Days 20–25, Khuzir, Olkhon Island, Lake Baikal

Rory Dent
Around the world: return date unkown
5 min readAug 16, 2018
Shaman Rock, Khuzir, Olkhon Island, Lake Baikal

The road to Olkhon Island

We got up quite early, and seeing that it was raining, decided to take the bus to the tourist office for 09:30, where the private bus would pick us up at 10:00.

At the tourist office we helped ourselves to tea, which was maybe a bad idea and you’ll find out why.

The private bus, was just a van fitted with rows of seats. Being the last ones in, we had no choice but to take the back row. The road to Olkhon Island is bumpy. Being in the back seat meant it was extra bumpy. And so, having drunk much tea, there I was being thrown up and down in the back row of a van.

Actually, we weren’t the last ones he picked up, for at some hotel two Chinese tourists got in the front. I was jealous and felt cheated.

Thankfully, the driver stopped for petrol just outside Irkutsk, and I was able to relieve my bladder. But the road was bumpy and the driver was driving really quickly and then suddenly breaking when he couldn’t overtake. I didn’t feel that well.

We then dropped for a short lunch break at which point, upon getting back in the van I managed to swap seats with the Chinese in the front.

From then on the journey was more enjoyable. I gradually felt better, and being in the front had the added bonus of providing a wide view of the scenery, seen as the windows in the back were small and very tinted.

We arrive at the ferry, where there a quite a few people on foot. The whole thing isn’t very organised.

Eventually our bus boards the ferry and we understand that to mean we must skip the line of people on foot and hurry onto the ferry.

Side note, did I mention our driver had only 4 fingers on each hand? That’s neither here nor there but I thought it was worth mentioning 😛

That’s our “bus” on the ferry

We get to the other side, get back on the bus, I’m still in the front seat, thankfully, because I didn’t know what was ahead of us. Did I think the road was bumpy until now? Boy, that was nothing compared to the dirt road on the island!

Khuzir

This is a small town/village halfway up the island, on the west coast. It lives off tourism, providing countless hostels, guesthouses and a couple of hotels. Bike rentals, excursion tours commonly to go to the north of the island. And a few souvenir stands and shops, and cafés.

There are quite a few start dogs around town.

Cows are free to roam around as they wish and can regularly be seen around town. We even witnessed some chasing a dog.

The main attraction just near the village is Shaman rock. Read for yourself ☺

Of course, I should also include the safety warnings.

We went to see shaman rock, but could not find any cave. Just above shaman rock are a number of wooden poles completely covered in coloured rags. This is supposed to ward off evil spirits… or something.
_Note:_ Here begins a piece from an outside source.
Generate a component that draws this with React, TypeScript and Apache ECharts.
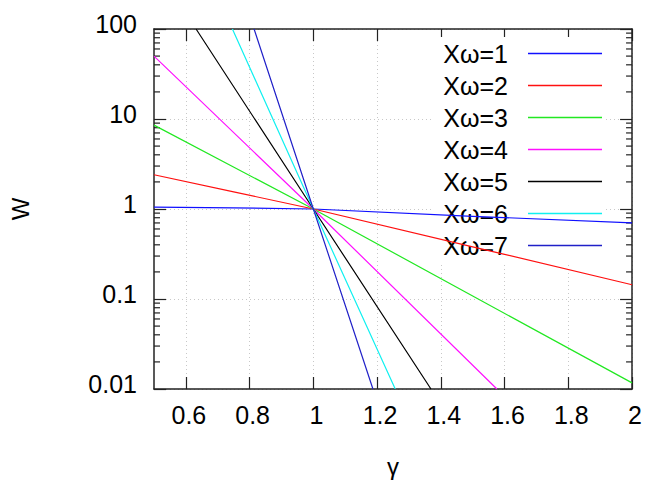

The first hostel we stayed in had only one shower and two toilets for the whole hostel, and was full of Chinese tourists, so we changed hostels on the second day.

Whilst we could have booked excursions to go to the north, they were not that cheap and there was plenty to enjoy just near Khuzir for the few days we were there. After changing hostels, we went to the biggest beach, where few people were actually in the water. Explained simply because it was cold.

Lake Baikal, at 456m of altitude, is the biggest lake on Earth in terms of volume. the water was very clear.

I was not feeling like venturing too far, preferring to spend these few days just relaxing and catching up after our marathon of Russian cities. So I spent a day or two mostly on a café terrace, taking in the view and pondering life goals and such, followed by aimlessly wandering around town.

This looks like the local Irish pub.

Near the village “harbour”, more likely pontoon, there were a few rusting boats in a row on the sand. I discarded them but followed up with a double take.

Street art, on boat hulls!

Cool!

Ah, more cows, having stroll along the beach.

When not spending the days by myself, we mostly sat down on some rocks by the water, trying to find the least windy spot, and read. I have now moved onto “The Prince” by Machiavelli.

We went stargazing on evening, and despite the town lights, were able to witness some impressive shooting stars. Sadly the camera on a mobile phone is useless for shooting stars. Pun intended.

There were also a few enjoyable sunsets.

All in all, I liked Olkhon island and I may return here one day. The occasion to explore other parts of the island.